▶ **WORKING DATA**
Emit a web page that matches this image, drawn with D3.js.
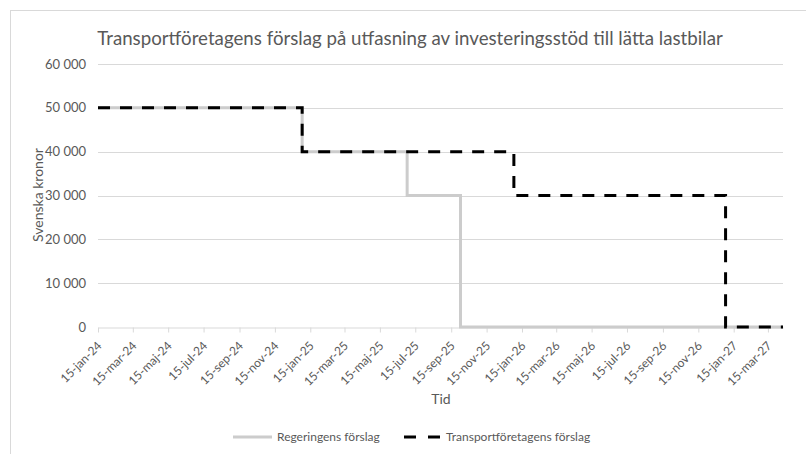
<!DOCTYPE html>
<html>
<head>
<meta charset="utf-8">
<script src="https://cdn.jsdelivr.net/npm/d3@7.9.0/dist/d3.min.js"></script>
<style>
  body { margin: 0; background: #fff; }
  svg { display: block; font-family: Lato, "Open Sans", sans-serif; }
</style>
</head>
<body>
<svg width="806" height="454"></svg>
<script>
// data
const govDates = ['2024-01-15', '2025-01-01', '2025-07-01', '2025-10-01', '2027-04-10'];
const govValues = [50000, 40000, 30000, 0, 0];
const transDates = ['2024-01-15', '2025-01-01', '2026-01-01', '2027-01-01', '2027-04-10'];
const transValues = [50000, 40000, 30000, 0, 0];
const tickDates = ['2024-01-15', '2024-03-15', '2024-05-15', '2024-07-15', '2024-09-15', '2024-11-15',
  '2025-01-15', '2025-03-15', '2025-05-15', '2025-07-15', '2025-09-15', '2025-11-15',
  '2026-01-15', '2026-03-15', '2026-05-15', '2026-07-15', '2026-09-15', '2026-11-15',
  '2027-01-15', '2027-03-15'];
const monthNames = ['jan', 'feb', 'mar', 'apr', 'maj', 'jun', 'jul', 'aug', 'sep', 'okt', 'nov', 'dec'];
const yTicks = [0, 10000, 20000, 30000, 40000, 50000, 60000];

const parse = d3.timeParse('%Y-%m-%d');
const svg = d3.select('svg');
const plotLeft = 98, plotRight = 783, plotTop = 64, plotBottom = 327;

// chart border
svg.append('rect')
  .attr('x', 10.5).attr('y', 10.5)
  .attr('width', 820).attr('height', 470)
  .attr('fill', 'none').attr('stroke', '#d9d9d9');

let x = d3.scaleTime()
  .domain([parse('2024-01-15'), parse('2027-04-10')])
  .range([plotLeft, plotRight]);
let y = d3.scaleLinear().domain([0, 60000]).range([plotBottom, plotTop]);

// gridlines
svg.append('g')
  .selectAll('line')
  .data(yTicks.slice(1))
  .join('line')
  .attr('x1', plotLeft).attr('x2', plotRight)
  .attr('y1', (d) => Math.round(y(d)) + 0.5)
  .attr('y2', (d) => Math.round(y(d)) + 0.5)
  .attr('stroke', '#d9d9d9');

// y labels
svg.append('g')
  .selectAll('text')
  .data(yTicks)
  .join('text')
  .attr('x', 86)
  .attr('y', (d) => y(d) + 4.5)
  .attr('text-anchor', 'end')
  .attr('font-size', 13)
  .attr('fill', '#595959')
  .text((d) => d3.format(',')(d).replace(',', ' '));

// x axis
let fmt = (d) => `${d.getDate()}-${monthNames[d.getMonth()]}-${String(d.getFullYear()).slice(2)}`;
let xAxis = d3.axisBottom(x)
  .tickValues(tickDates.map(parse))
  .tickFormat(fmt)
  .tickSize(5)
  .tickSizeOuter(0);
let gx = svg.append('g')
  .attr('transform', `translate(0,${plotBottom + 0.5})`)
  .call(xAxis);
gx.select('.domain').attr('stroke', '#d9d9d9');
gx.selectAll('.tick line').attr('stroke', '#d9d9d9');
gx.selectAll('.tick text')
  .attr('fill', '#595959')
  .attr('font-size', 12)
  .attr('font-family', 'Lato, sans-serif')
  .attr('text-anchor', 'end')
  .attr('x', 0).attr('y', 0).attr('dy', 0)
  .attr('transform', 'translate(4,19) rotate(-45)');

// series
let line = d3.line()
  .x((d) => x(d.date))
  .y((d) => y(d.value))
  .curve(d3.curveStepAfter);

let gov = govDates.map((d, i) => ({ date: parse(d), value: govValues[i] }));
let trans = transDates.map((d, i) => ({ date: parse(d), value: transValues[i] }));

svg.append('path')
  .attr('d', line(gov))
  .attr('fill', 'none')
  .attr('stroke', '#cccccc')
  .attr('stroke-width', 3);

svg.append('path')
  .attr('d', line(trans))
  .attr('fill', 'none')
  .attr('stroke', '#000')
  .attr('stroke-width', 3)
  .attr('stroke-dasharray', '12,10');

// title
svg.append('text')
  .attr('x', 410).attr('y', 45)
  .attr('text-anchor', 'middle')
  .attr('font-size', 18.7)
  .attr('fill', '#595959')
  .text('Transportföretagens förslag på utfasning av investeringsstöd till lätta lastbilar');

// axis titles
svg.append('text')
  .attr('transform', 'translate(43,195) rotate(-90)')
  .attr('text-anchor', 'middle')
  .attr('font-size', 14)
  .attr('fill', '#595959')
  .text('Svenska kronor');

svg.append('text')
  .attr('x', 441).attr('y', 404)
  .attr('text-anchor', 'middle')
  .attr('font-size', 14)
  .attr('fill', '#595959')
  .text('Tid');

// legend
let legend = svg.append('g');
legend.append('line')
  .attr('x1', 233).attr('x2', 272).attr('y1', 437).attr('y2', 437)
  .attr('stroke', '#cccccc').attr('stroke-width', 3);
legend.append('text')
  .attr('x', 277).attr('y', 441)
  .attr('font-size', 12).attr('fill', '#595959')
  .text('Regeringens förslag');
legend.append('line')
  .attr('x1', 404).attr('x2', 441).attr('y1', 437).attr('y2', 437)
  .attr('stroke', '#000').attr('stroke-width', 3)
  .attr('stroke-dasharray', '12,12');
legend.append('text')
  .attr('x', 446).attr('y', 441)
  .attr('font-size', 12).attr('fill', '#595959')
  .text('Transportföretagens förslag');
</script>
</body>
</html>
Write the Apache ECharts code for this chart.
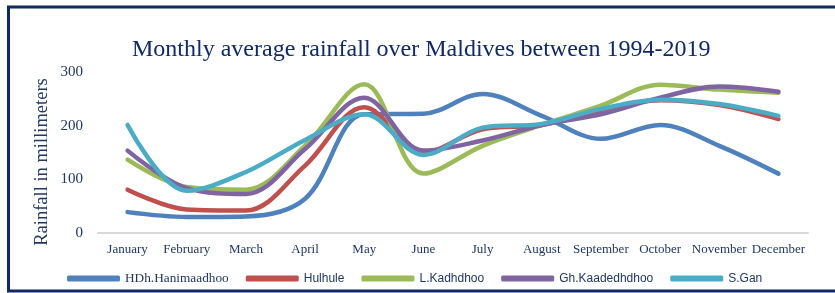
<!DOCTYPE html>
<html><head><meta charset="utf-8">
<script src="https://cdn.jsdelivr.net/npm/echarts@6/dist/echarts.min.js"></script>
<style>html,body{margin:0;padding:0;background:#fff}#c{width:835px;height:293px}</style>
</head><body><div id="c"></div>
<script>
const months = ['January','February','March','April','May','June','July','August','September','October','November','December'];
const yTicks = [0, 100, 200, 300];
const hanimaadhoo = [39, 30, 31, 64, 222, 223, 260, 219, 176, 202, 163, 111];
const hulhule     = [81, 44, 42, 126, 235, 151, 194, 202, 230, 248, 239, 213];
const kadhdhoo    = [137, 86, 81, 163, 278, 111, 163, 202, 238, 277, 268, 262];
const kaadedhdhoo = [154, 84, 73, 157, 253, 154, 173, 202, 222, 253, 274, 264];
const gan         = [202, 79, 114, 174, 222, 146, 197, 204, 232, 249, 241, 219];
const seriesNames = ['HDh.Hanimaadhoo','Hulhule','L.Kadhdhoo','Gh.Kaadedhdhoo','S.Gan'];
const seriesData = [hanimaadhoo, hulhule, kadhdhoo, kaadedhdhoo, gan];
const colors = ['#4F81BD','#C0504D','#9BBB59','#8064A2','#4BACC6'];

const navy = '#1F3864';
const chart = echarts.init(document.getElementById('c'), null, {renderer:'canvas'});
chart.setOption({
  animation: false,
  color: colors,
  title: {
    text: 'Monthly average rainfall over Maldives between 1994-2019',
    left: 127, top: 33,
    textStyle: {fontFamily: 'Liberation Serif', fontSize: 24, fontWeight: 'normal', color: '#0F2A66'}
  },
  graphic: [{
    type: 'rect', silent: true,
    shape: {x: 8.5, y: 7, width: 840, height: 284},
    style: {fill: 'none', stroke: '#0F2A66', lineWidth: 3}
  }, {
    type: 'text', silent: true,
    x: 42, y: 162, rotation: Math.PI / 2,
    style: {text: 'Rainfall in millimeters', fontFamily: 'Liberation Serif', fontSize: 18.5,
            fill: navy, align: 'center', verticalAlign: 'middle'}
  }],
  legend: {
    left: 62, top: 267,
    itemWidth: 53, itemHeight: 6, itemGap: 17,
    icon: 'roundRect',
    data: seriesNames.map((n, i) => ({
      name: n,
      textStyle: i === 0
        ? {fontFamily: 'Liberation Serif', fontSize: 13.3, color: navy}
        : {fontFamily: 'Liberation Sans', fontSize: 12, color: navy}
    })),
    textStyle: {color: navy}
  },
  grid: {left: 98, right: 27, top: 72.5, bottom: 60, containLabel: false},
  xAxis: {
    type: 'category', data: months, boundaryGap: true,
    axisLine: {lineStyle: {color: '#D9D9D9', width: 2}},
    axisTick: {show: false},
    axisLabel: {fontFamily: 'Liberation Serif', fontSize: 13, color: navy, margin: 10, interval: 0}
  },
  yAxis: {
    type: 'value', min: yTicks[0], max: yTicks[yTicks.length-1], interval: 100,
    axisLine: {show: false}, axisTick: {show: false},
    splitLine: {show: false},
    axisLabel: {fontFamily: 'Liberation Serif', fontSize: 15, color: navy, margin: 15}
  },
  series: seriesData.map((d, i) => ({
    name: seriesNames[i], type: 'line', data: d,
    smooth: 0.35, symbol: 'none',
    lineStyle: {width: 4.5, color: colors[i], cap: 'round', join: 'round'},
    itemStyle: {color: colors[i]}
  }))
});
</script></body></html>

▶ **THE REQUEST**
Look above for the line with "Write the Apache ECharts code for this chart." and the line with "colors = ['#4F81BD','#C0504D','#9BBB59','#8064A2','#4BACC6'];"; set down those two lines and all lines between them exactly, without pictures and without anything else.

▶ **SOLVED PROBLEM**
Write the Apache ECharts code for this chart.
<!DOCTYPE html>
<html><head><meta charset="utf-8">
<script src="https://cdn.jsdelivr.net/npm/echarts@6/dist/echarts.min.js"></script>
<style>html,body{margin:0;padding:0;background:#fff}#c{width:835px;height:293px}</style>
</head><body><div id="c"></div>
<script>
const months = ['January','February','March','April','May','June','July','August','September','October','November','December'];
const yTicks = [0, 100, 200, 300];
const hanimaadhoo = [39, 30, 31, 64, 222, 223, 260, 219, 176, 202, 163, 111];
const hulhule     = [81, 44, 42, 126, 235, 151, 194, 202, 230, 248, 239, 213];
const kadhdhoo    = [137, 86, 81, 163, 278, 111, 163, 202, 238, 277, 268, 262];
const kaadedhdhoo = [154, 84, 73, 157, 253, 154, 173, 202, 222, 253, 274, 264];
const gan         = [202, 79, 114, 174, 222, 146, 197, 204, 232, 249, 241, 219];
const seriesNames = ['HDh.Hanimaadhoo','Hulhule','L.Kadhdhoo','Gh.Kaadedhdhoo','S.Gan'];
const seriesData = [hanimaadhoo, hulhule, kadhdhoo, kaadedhdhoo, gan];
const colors = ['#4F81BD','#C0504D','#9BBB59','#8064A2','#4BACC6'];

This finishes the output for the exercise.